Sponsored by S&D Coffee & Tea
The hot and thirsty days of summer are approaching. It’s a great time for operators to promote cold brew coffee, the smooth-tasting, on-trend, caffeinated refresher with a special appeal to young adults.
Cold brew, made by steeping ground coffee in cold or ambient-temperature water for 12 to 24 hours, is quite different from conventional iced coffee made by simply chilling hot brewed java. The former has a smoother, less acidic taste and more caffeine than the latter.
Although cold brew has been common in coffee shops for a while, it continues to be a niche product in restaurants. Nevertheless, it is growing dramatically from a small base. Last year 2.2 percent of restaurants offered cold brew, according to MenuTrends research from Chicago-based Datassential. That represents a 48.5 percent growth rate compared to 2015, and a 528.6 percent growth rate compared to 2012.
The customer base may be small, but it includes consumers who are prized by restaurant operators. “The push is being led by younger generations,” says Datassential custom research analyst Mark Angelini. In a Datassential Buzz survey of consumers who understand that cold brew is different from iced coffee, 58 percent of millennials had tried cold brew compared with just 33 percent of the general population.
“Our younger, up-and-coming, next-generation coffee consumers are consuming the most cold brew now,” says Jenifer Hagness, senior director of marketing and product innovation for Minneapolis-based Caribou Coffee. Cold Press — the chain’s 12-hour-steeped, full-bodied, medium-roast cold brew — has been a signature item for many years.
Cold Press sales have been “taking off” for the last 24 months, Hagness says. For variety, there is also a line of Iced Crafted Press beverages which add a touch of milk and cane sugar to cold brew. Iced Crafted Press drinks are less sweet and indulgent than many of the blended coffees on the market today — a medium serving has 100 calories. “Some consumers come in for coffee every day, but most are probably not coming in for a highly indulgent coffee beverage every single day,” says Hagness.
Customization, with dairy, soy or almond milk, various sweeteners and flavored syrups, is common. Come summer Hagness sees patrons personalizing Iced Crafted Press coffees with caramel, chocolate and vanilla flavor shots, all clean label products now at Caribou.
Jeff Mahin, chef-partner of Summer House Santa Monica, a restaurant concept with three locations in the Chicago-based Lettuce Entertain You Enterprises restaurant group, is a pioneer of cold brew on tap, offering black and iced latte flavors.
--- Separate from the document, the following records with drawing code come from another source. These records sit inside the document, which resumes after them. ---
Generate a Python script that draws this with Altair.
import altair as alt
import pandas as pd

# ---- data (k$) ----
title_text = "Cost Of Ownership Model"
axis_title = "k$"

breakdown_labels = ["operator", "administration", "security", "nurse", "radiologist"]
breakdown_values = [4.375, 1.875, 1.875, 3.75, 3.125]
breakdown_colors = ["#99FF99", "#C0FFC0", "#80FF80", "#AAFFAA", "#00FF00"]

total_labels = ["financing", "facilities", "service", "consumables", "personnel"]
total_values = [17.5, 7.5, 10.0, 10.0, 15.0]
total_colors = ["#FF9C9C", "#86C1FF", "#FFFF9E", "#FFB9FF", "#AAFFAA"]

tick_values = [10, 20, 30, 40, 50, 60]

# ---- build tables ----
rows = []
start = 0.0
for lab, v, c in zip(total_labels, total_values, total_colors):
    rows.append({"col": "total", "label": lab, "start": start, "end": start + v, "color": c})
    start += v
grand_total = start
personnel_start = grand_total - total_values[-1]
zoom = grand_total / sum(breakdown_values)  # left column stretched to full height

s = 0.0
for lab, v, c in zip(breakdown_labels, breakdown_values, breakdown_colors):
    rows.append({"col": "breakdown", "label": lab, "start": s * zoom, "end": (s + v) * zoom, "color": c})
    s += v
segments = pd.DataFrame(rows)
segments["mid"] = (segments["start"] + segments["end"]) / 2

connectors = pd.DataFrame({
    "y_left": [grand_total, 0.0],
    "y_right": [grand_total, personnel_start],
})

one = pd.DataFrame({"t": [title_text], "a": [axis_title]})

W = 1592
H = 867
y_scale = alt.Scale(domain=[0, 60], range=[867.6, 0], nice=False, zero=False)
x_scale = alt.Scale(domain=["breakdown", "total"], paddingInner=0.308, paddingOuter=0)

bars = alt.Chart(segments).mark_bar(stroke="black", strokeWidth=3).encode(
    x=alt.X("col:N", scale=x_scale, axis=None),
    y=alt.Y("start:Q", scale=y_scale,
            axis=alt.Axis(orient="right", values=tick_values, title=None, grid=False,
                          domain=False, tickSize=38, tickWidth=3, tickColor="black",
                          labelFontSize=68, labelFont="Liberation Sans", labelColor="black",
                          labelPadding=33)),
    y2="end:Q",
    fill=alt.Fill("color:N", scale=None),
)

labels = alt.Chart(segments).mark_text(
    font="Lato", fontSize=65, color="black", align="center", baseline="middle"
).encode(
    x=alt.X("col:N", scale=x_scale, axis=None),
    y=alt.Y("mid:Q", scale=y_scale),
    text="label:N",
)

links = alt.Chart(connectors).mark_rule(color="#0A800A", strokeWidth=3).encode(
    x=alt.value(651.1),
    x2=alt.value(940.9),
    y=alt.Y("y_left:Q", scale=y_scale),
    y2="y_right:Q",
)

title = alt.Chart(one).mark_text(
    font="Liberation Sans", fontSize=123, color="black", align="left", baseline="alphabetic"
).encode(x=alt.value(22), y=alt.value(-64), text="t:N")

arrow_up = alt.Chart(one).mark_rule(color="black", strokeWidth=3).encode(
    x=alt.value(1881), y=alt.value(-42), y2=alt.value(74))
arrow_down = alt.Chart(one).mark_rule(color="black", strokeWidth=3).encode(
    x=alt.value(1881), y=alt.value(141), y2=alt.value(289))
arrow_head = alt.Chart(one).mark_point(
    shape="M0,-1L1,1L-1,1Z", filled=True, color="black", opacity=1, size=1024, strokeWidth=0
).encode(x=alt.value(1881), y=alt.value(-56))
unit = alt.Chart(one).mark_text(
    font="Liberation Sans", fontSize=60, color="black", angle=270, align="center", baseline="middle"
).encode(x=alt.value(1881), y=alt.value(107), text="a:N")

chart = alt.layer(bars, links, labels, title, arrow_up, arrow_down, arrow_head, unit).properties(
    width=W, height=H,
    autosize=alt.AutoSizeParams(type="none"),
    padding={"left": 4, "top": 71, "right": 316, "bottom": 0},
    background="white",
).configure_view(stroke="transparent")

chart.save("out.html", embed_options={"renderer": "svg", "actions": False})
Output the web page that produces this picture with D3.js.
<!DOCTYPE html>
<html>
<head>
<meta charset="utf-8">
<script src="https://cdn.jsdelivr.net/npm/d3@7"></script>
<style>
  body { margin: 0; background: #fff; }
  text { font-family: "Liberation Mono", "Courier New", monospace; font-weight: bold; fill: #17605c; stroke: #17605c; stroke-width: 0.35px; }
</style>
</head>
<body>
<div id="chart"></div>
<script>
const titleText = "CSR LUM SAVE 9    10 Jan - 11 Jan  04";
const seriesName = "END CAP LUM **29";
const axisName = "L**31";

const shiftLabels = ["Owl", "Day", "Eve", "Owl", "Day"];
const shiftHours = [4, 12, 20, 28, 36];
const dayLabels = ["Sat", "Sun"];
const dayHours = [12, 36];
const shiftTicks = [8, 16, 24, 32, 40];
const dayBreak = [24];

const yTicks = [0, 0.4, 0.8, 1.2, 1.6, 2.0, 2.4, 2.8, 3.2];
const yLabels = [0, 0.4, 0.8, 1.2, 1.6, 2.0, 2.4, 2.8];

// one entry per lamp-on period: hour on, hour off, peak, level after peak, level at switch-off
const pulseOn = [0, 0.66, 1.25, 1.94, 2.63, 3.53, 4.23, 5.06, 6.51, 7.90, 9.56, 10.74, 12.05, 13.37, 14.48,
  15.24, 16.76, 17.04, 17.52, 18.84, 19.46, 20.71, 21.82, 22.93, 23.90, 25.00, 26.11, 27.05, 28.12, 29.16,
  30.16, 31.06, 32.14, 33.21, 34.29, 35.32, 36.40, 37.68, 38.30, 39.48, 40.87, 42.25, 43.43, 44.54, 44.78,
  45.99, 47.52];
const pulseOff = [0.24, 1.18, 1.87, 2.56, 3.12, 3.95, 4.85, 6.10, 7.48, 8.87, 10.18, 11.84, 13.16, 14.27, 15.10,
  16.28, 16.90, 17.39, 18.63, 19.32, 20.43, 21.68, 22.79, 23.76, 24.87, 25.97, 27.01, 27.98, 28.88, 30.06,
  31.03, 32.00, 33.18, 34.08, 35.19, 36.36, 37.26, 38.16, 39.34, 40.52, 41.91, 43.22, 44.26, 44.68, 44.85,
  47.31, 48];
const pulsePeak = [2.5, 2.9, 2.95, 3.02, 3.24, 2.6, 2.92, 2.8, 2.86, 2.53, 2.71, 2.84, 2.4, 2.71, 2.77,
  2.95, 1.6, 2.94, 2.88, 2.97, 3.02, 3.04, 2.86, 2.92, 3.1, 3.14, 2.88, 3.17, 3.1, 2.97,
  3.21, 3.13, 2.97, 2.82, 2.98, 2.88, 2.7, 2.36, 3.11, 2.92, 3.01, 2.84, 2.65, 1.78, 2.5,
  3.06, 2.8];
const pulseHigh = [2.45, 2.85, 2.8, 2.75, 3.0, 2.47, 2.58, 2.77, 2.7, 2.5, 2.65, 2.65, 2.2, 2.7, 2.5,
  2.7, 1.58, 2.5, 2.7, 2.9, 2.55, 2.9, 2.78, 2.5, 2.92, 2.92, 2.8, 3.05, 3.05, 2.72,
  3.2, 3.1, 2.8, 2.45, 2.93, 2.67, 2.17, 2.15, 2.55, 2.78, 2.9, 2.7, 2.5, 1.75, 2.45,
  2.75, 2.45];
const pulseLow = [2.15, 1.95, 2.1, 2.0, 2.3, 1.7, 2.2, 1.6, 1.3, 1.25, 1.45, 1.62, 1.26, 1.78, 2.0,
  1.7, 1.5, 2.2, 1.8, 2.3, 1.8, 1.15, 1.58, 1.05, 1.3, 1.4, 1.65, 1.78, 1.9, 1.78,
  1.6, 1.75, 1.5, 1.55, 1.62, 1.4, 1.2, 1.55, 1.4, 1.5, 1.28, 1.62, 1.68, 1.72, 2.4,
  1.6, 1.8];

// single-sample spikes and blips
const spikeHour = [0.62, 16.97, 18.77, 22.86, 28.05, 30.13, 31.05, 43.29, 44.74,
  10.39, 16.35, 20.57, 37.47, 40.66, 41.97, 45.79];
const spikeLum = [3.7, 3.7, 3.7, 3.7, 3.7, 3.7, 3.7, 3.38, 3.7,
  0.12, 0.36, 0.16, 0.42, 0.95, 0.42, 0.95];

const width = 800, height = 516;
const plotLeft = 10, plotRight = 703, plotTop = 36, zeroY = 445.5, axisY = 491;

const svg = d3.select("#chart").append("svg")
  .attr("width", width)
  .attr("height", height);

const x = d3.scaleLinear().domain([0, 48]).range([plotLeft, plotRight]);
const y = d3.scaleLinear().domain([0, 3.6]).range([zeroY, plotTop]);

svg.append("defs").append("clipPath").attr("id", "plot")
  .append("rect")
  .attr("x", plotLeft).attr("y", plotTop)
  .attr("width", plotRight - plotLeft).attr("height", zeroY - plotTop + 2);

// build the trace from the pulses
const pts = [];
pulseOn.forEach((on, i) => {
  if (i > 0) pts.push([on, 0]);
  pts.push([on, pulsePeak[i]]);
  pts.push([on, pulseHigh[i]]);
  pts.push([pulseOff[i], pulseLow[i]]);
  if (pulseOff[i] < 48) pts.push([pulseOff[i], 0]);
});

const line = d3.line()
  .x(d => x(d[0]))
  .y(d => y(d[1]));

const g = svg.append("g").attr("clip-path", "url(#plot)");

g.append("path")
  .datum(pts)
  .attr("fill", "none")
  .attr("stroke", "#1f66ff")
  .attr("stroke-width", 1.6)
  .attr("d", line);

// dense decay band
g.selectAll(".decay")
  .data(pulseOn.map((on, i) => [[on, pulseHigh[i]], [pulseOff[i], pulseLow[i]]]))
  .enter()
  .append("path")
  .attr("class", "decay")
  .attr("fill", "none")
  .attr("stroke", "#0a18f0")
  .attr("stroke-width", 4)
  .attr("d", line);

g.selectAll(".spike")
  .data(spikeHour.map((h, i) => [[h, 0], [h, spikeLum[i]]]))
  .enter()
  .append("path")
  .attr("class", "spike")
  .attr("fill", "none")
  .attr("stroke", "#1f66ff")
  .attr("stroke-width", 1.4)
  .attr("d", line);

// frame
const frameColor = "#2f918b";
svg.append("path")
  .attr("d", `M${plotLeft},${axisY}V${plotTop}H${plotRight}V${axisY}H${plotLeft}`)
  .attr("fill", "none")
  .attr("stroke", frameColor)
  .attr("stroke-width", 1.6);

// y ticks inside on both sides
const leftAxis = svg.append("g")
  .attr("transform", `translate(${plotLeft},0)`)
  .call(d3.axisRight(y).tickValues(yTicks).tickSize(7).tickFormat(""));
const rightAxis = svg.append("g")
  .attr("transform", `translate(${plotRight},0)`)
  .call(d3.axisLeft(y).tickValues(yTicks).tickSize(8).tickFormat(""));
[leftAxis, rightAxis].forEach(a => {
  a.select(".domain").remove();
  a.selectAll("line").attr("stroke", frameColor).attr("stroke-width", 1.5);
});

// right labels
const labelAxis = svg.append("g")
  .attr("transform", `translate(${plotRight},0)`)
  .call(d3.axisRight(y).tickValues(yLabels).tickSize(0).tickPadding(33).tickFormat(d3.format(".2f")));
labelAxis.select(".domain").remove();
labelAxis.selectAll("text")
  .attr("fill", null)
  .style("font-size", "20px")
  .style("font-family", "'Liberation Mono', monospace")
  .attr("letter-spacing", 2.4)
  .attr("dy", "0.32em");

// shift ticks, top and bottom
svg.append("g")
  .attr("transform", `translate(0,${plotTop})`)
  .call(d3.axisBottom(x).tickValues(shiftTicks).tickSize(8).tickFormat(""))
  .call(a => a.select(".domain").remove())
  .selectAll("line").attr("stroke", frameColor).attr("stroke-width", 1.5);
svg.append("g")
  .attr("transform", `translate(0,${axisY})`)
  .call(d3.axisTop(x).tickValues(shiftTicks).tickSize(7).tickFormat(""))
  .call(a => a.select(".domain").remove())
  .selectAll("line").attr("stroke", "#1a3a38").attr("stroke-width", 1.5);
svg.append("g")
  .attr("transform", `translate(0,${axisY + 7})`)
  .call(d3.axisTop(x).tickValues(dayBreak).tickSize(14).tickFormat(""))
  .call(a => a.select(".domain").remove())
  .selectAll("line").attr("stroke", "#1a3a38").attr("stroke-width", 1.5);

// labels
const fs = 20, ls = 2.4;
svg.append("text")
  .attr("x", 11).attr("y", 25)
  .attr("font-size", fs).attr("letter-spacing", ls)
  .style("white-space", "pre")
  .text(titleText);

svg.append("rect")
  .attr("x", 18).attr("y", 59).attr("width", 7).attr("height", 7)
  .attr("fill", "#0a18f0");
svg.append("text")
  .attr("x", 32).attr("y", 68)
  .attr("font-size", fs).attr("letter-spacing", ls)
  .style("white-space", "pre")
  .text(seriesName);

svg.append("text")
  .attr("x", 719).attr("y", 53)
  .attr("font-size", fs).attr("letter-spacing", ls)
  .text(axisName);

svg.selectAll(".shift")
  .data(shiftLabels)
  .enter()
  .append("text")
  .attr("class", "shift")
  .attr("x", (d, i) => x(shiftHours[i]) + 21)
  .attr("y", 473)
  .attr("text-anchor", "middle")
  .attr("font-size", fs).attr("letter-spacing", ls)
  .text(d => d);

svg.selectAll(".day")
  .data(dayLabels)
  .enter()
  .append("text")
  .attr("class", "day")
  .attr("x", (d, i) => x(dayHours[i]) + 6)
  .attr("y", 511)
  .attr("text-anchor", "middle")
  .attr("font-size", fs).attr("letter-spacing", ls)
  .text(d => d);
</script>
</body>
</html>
Tap cold brew is a base for specialty beverages, such as black & tan, a mixture of the two tap flavors, and iced Havana latte, made with sweetened condensed milk, cinnamon, cayenne and ginger.
The emergence of numerous brands of flavored, packaged cold brews at retail, in unique flavors like honey-lemon and citrus-ginger, may broaden the tastes of coffee drinkers, Mahin says. “It has grown to the point where [cold brews] have their own section of the supermarket now,” he notes.
Looking ahead to summer at Summer House Santa Monica, Mahin predicts a big following for cold brew ice cream floats and cold brew lattes made with ingredients like almond milk and coconut milk. “Coconut always makes me think of summer,” he says.
Like many foods and beverages, cold brew can be made from scratch or bought prepared from a vendor. The former approach works for some operators able to commit the time, kitchen space and labor to a process that involves steeping coffee for up to 24 hours, straining out the grounds and cleaning up afterwards. Others save time and labor and ensure consistency by purchasing it.
Mahin follows the latter path with the Summer House Santa Monica taps. “I can make cold brew from scratch in the restaurant with a lot of care,” says Mahin. “But most of the time, someone else would be making it, maybe with not as much care. I would rather rely on someone who I know is always going to give me a great product.”
“If I can make something better than I can buy it, I will make it,” adds Mahin. “If I can’t make it better, I will buy it from someone who makes a product that I will be really proud to serve.”
Collaborating with a coffee specialist offers the opportunity to select a desired cold brew flavor profile from a variety of coffee origins, blends and roasts. “It is far more beneficial, and far more artisan, to work directly with the maker of the coffee,” says Mahin.